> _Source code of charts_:

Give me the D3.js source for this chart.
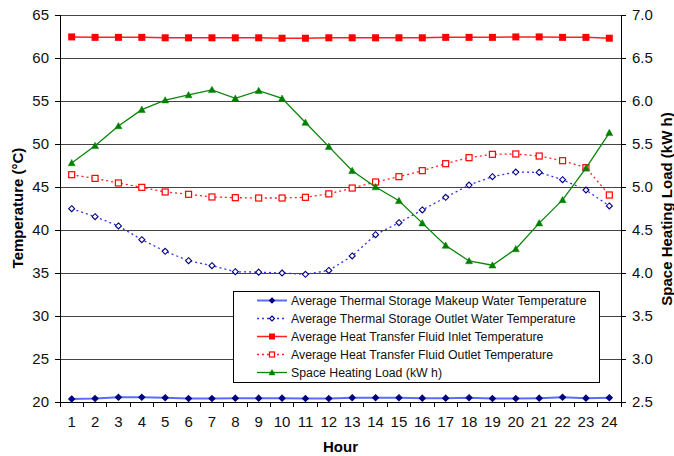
<!DOCTYPE html>
<html><head><meta charset="utf-8">
<script src="https://cdn.jsdelivr.net/npm/d3@7"></script>
<style>body{margin:0;background:#fff}svg{display:block;font-family:"Liberation Sans",Arial,sans-serif}</style>
</head><body><svg id="c" width="674" height="456"></svg>
<script>
const hours = d3.range(1, 25).map(String);
const makeupWater = [20.35,20.4,20.55,20.55,20.5,20.4,20.4,20.45,20.45,20.45,20.4,20.4,20.5,20.5,20.5,20.45,20.45,20.5,20.4,20.4,20.45,20.55,20.45,20.5];
const outletWater = [42.48,41.55,40.47,38.87,37.52,36.43,35.85,35.15,35.1,35.0,34.85,35.3,36.98,39.45,40.85,42.33,43.8,45.23,46.2,46.74,46.7,45.85,44.65,42.8];
const fluidInlet = [62.45,62.4,62.4,62.4,62.35,62.35,62.35,62.35,62.35,62.3,62.3,62.35,62.35,62.35,62.35,62.35,62.4,62.4,62.4,62.45,62.45,62.4,62.4,62.3];
const fluidOutlet = [46.43,46.0,45.47,44.96,44.42,44.15,43.84,43.76,43.72,43.72,43.8,44.2,44.88,45.58,46.2,46.9,47.71,48.41,48.8,48.84,48.6,48.06,47.25,44.07];
const heatingLoad = [5.28,5.48,5.71,5.90,6.01,6.07,6.13,6.03,6.12,6.03,5.75,5.47,5.19,5.0,4.84,4.58,4.32,4.14,4.09,4.28,4.58,4.85,5.22,5.63];
const leftTicks = [20,25,30,35,40,45,50,55,60,65];
const rightTicks = [2.5,3.0,3.5,4.0,4.5,5.0,5.5,6.0,6.5,7.0];
const seriesNames = ["Average Thermal Storage Makeup Water Temperature","Average Thermal Storage Outlet Water Temperature","Average Heat Transfer Fluid Inlet Temperature","Average Heat Transfer Fluid Outlet Temperature","Space Heating Load (kW h)"];
const titles = {x:"Hour", yLeft:"Temperature (°C)", yRight:"Space Heating Load (kW h)"};

const svg = d3.select("#c");
const L=60, R=621, T=15, B=402;
const x = d3.scaleBand().domain(hours).range([L,R]);
const yL = d3.scaleLinear().domain([20,65]).range([B,T]);
const yR = d3.scaleLinear().domain([2.5,7.0]).range([B,T]);
const cx = h => x(h) + x.bandwidth()/2;

// gridlines
svg.append("g").selectAll("line").data(leftTicks.slice(1)).join("line")
  .attr("x1",L).attr("x2",R).attr("y1",d=>yL(d)).attr("y2",d=>yL(d))
  .attr("stroke","#444").attr("stroke-width",1).attr("shape-rendering","crispEdges");

// axes
const ax = svg.append("g").attr("transform",`translate(0,${B})`)
  .call(d3.axisBottom(x).tickSize(0).tickPadding(14));
ax.select(".domain").attr("stroke","#000");
ax.selectAll("text").attr("font-size",15).attr("fill","#111").attr("font-family","Liberation Sans, Arial");
svg.append("g").selectAll("line").data(d3.range(0,25)).join("line")
  .attr("x1",i=>L+i*x.step()).attr("x2",i=>L+i*x.step()).attr("y1",B).attr("y2",B+5)
  .attr("stroke","#000").attr("shape-rendering","crispEdges");

const ayL = svg.append("g").attr("transform",`translate(${L},0)`)
  .call(d3.axisLeft(yL).tickValues(leftTicks).tickSize(5).tickPadding(6).tickFormat(d3.format("d")));
const ayR = svg.append("g").attr("transform",`translate(${R},0)`)
  .call(d3.axisRight(yR).tickValues(rightTicks).tickSize(5).tickPadding(6).tickFormat(d3.format(".1f")));
[ayL,ayR].forEach(a=>{
  a.selectAll("text").attr("font-size",15).attr("fill","#111").attr("font-family","Liberation Sans, Arial");
  a.select(".domain").attr("stroke","#000");
  a.selectAll(".tick line").attr("stroke","#000");
  a.selectAll("path,line").attr("shape-rendering","crispEdges");
});

// titles
svg.append("text").attr("x",(L+R)/2).attr("y",452).attr("text-anchor","middle")
  .attr("font-weight","bold").attr("font-size",15).text(titles.x);
svg.append("text").attr("transform","translate(23,208) rotate(-90)").attr("text-anchor","middle")
  .attr("font-weight","bold").attr("font-size",15).text(titles.yLeft);
svg.append("text").attr("transform","translate(672,209) rotate(-90)").attr("text-anchor","middle")
  .attr("font-weight","bold").attr("font-size",15).text(titles.yRight);

// series
const series = [
  {name:seriesNames[0], data:makeupWater, y:yL, line:"#5a6cff", lw:2, dash:null, marker:"diamond", mfill:"#000080", mstroke:"#000080", ms:5},
  {name:seriesNames[1], data:outletWater, y:yL, line:"#3333ee", lw:1.3, dash:"2,3", marker:"diamond", mfill:"#fff", mstroke:"#000080", ms:5},
  {name:seriesNames[2], data:fluidInlet, y:yL, line:"#ff2020", lw:1.5, dash:null, marker:"square", mfill:"#ff0000", mstroke:"#ff0000", ms:7},
  {name:seriesNames[3], data:fluidOutlet, y:yL, line:"#ff2020", lw:1.3, dash:"2,3", marker:"square", mfill:"#fff", mstroke:"#ff0000", ms:7},
  {name:seriesNames[4], data:heatingLoad, y:yR, line:"#0a850a", lw:1.3, dash:null, marker:"triangle", mfill:"#008000", mstroke:"#008000", ms:7},
];
function drawMarker(g, type, px, py, s, fill, stroke){
  if(type==="square"){
    const h = fill==="#fff" ? s-1 : s;
    g.append("rect").attr("x",px-h/2).attr("y",py-h/2).attr("width",h).attr("height",h)
      .attr("fill",fill).attr("stroke",stroke).attr("stroke-width",fill==="#fff"?1.2:0);
  } else if(type==="diamond"){
    const h=s/2+0.5;
    g.append("path").attr("d",`M${px},${py-h}L${px+h},${py}L${px},${py+h}L${px-h},${py}Z`)
      .attr("fill",fill).attr("stroke",stroke).attr("stroke-width",1.1);
  } else {
    const h=s/2;
    g.append("path").attr("d",`M${px},${py-h}L${px+h},${py+h*0.8}L${px-h},${py+h*0.8}Z`)
      .attr("fill",fill).attr("stroke",stroke).attr("stroke-width",0.5);
  }
}
series.forEach(s=>{
  const line = d3.line().x((d,i)=>cx(hours[i])).y(d=>s.y(d));
  svg.append("path").datum(s.data).attr("d",line).attr("fill","none")
    .attr("stroke",s.line).attr("stroke-width",s.lw).attr("stroke-dasharray",s.dash);
  const g = svg.append("g");
  s.data.forEach((d,i)=>drawMarker(g,s.marker,cx(hours[i]),s.y(d),s.ms,s.mfill,s.mstroke));
});

// legend
const lg = svg.append("g");
lg.append("rect").attr("x",233.5).attr("y",291.5).attr("width",366).attr("height",91)
  .attr("fill","#fff").attr("stroke","#000").attr("stroke-width",1);
series.forEach((s,i)=>{
  const yy = 300.5 + i*18;
  lg.append("line").attr("x1",257).attr("x2",287).attr("y1",yy).attr("y2",yy)
    .attr("stroke",s.line).attr("stroke-width",s.lw).attr("stroke-dasharray",s.dash);
  drawMarker(lg,s.marker,272,yy,s.ms-1,s.mfill,s.mstroke);
  lg.append("text").attr("x",291).attr("y",yy+4.5).attr("font-size",12.3).attr("fill","#111").text(s.name);
});
</script></body></html>
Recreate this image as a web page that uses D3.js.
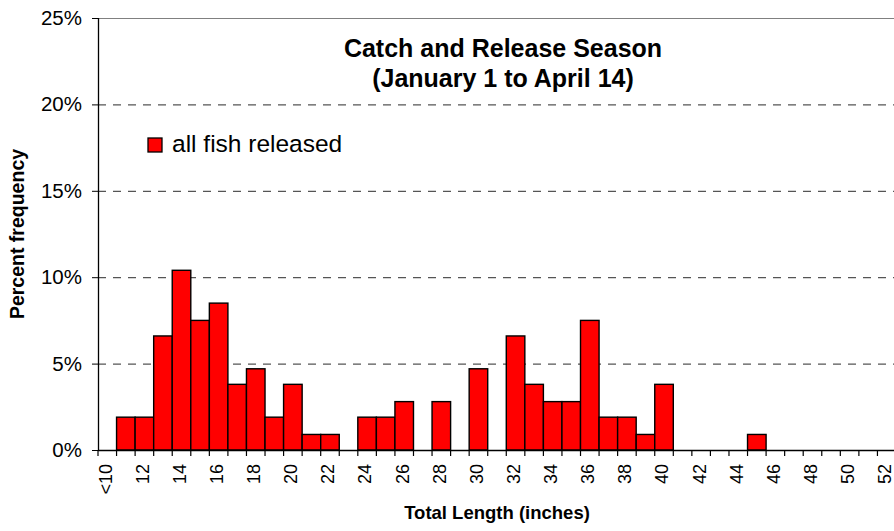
<!DOCTYPE html>
<html>
<head>
<meta charset="utf-8">
<script src="https://cdn.jsdelivr.net/npm/d3@7"></script>
<style>
  body { margin: 0; background: #fff; }
  svg { font-family: Arial, "Liberation Sans", sans-serif; }
</style>
</head>
<body>
<div id="chart-area"></div>
<script>
// length classes (inches), "<10" then 11..52
var lengths = ["<10", "11", "12", "13", "14", "15", "16", "17", "18", "19", "20",
  "21", "22", "23", "24", "25", "26", "27", "28", "29", "30",
  "31", "32", "33", "34", "35", "36", "37", "38", "39", "40",
  "41", "42", "43", "44", "45", "46", "47", "48", "49", "50", "51", "52"];

// percent frequency of all fish released
var released = [0, 1.9, 1.9, 6.6, 10.4, 7.5, 8.5, 3.8, 4.7, 1.9, 3.8,
  0.9, 0.9, 0, 1.9, 1.9, 2.8, 0, 2.8, 0, 4.7,
  0, 6.6, 3.8, 2.8, 2.8, 7.5, 1.9, 1.9, 0.9, 3.8,
  0, 0, 0, 0, 0.9, 0, 0, 0, 0, 0, 0, 0];

var yTicks = [0, 5, 10, 15, 20, 25];

var titleLines = ["Catch and Release Season", "(January 1 to April 14)"];

var data = lengths.map(function(d, i) {
  return { len: d, pct: released[i] };
});

var W = 894, H = 531;
var margin = { left: 98, top: 18, right: -2, bottom: 81 };
var width = W - margin.left - margin.right;
var height = H - margin.top - margin.bottom;

var svg = d3.select("#chart-area")
  .append("svg")
  .attr("width", W)
  .attr("height", H);

var g = svg.append("g")
  .attr("transform", "translate(" + margin.left + "," + margin.top + ")");

var x = d3.scaleBand()
  .domain(lengths)
  .range([0, width])
  .padding(0);

var y = d3.scaleLinear()
  .domain([0, 25])
  .range([height, 0]);

// gridlines
g.selectAll(".grid")
  .data(yTicks.filter(d => d > 0 && d < 25))
  .enter()
  .append("line")
  .attr("class", "grid")
  .attr("x1", 0)
  .attr("x2", width)
  .attr("y1", d => y(d) + 0.5)
  .attr("y2", d => y(d) + 0.5)
  .attr("stroke", "#555")
  .attr("stroke-width", 1.2)
  .attr("stroke-dasharray", "8,7");

// plot border top
g.append("line")
  .attr("x1", 0)
  .attr("x2", width)
  .attr("y1", y(25) + 0.5)
  .attr("y2", y(25) + 0.5)
  .attr("stroke", "#808080")
  .attr("stroke-width", 1);

// bars
g.selectAll(".bar")
  .data(data.filter(d => d.pct > 0))
  .enter()
  .append("rect")
  .attr("class", "bar")
  .attr("x", d => x(d.len))
  .attr("y", d => y(d.pct))
  .attr("width", x.bandwidth())
  .attr("height", d => height - y(d.pct))
  .attr("fill", "#ff0000")
  .attr("stroke", "#000")
  .attr("stroke-width", 1.4);

// x axis line and boundary ticks
g.append("line")
  .attr("x1", 0)
  .attr("x2", width)
  .attr("y1", height + 0.5)
  .attr("y2", height + 0.5)
  .attr("stroke", "#000")
  .attr("stroke-width", 1.3);

var bounds = lengths.map(d => x(d)).concat([width]);
g.selectAll(".xtick")
  .data(bounds)
  .enter()
  .append("line")
  .attr("class", "xtick")
  .attr("x1", d => d)
  .attr("x2", d => d)
  .attr("y1", height)
  .attr("y2", height + 6)
  .attr("stroke", "#000")
  .attr("stroke-width", 1.2);

// x labels (every other class)
g.selectAll(".xlabel")
  .data(lengths.filter((d, i) => i % 2 === 0))
  .enter()
  .append("text")
  .attr("class", "xlabel")
  .attr("transform", d => "translate(" + (x(d) + x.bandwidth() / 2 - 1) + "," + (height + 14) + ") rotate(-90)")
  .attr("text-anchor", "end")
  .attr("dy", "0.3em")
  .attr("font-size", "18px")
  .attr("fill", "#000")
  .text(d => d);

// y axis
var yAxisGroup = g.append("g");
var yAxisCall = d3.axisLeft(y)
  .tickValues(yTicks)
  .tickSize(6)
  .tickPadding(10)
  .tickFormat(d => d + "%");
yAxisGroup.call(yAxisCall);
yAxisGroup.select(".domain")
  .attr("d", "M0.5," + y(25) + "V" + height)
  .attr("stroke-width", 1.3);
yAxisGroup.selectAll("text")
  .attr("font-size", "20.5px")
  .attr("font-family", "Arial, 'Liberation Sans', sans-serif")
  .attr("fill", "#000");

// title
svg.selectAll(".title")
  .data(titleLines)
  .enter()
  .append("text")
  .attr("class", "title")
  .attr("x", 503)
  .attr("y", (d, i) => 57 + i * 30)
  .attr("text-anchor", "middle")
  .attr("font-size", "25px")
  .attr("font-weight", "bold")
  .text(d => d);

// legend
svg.append("rect")
  .attr("x", 148)
  .attr("y", 138)
  .attr("width", 14)
  .attr("height", 14)
  .attr("fill", "#ff0000")
  .attr("stroke", "#000")
  .attr("stroke-width", 1.3);

svg.append("text")
  .attr("x", 172)
  .attr("y", 152)
  .attr("font-size", "24.5px")
  .text("all fish released");

// axis titles
svg.append("text")
  .attr("x", 497)
  .attr("y", 519)
  .attr("text-anchor", "middle")
  .attr("font-size", "18.5px")
  .attr("font-weight", "bold")
  .text("Total Length (inches)");

svg.append("text")
  .attr("transform", "translate(24,234) rotate(-90)")
  .attr("text-anchor", "middle")
  .attr("font-size", "19.5px")
  .attr("font-weight", "bold")
  .text("Percent frequency");
</script>
</body>
</html>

> _What you are asked to do_: From the line containing "Recreate this image" to the line containing "0, 0, 0, 0, 0.9, 0, 0, 0, 0, 0, 0, 0];", both lines included, give the text again exactly, without any pictures.

> _Complete answer_:
Recreate this image as a web page that uses D3.js.
<!DOCTYPE html>
<html>
<head>
<meta charset="utf-8">
<script src="https://cdn.jsdelivr.net/npm/d3@7"></script>
<style>
  body { margin: 0; background: #fff; }
  svg { font-family: Arial, "Liberation Sans", sans-serif; }
</style>
</head>
<body>
<div id="chart-area"></div>
<script>
// length classes (inches), "<10" then 11..52
var lengths = ["<10", "11", "12", "13", "14", "15", "16", "17", "18", "19", "20",
  "21", "22", "23", "24", "25", "26", "27", "28", "29", "30",
  "31", "32", "33", "34", "35", "36", "37", "38", "39", "40",
  "41", "42", "43", "44", "45", "46", "47", "48", "49", "50", "51", "52"];

// percent frequency of all fish released
var released = [0, 1.9, 1.9, 6.6, 10.4, 7.5, 8.5, 3.8, 4.7, 1.9, 3.8,
  0.9, 0.9, 0, 1.9, 1.9, 2.8, 0, 2.8, 0, 4.7,
  0, 6.6, 3.8, 2.8, 2.8, 7.5, 1.9, 1.9, 0.9, 3.8,
  0, 0, 0, 0, 0.9, 0, 0, 0, 0, 0, 0, 0];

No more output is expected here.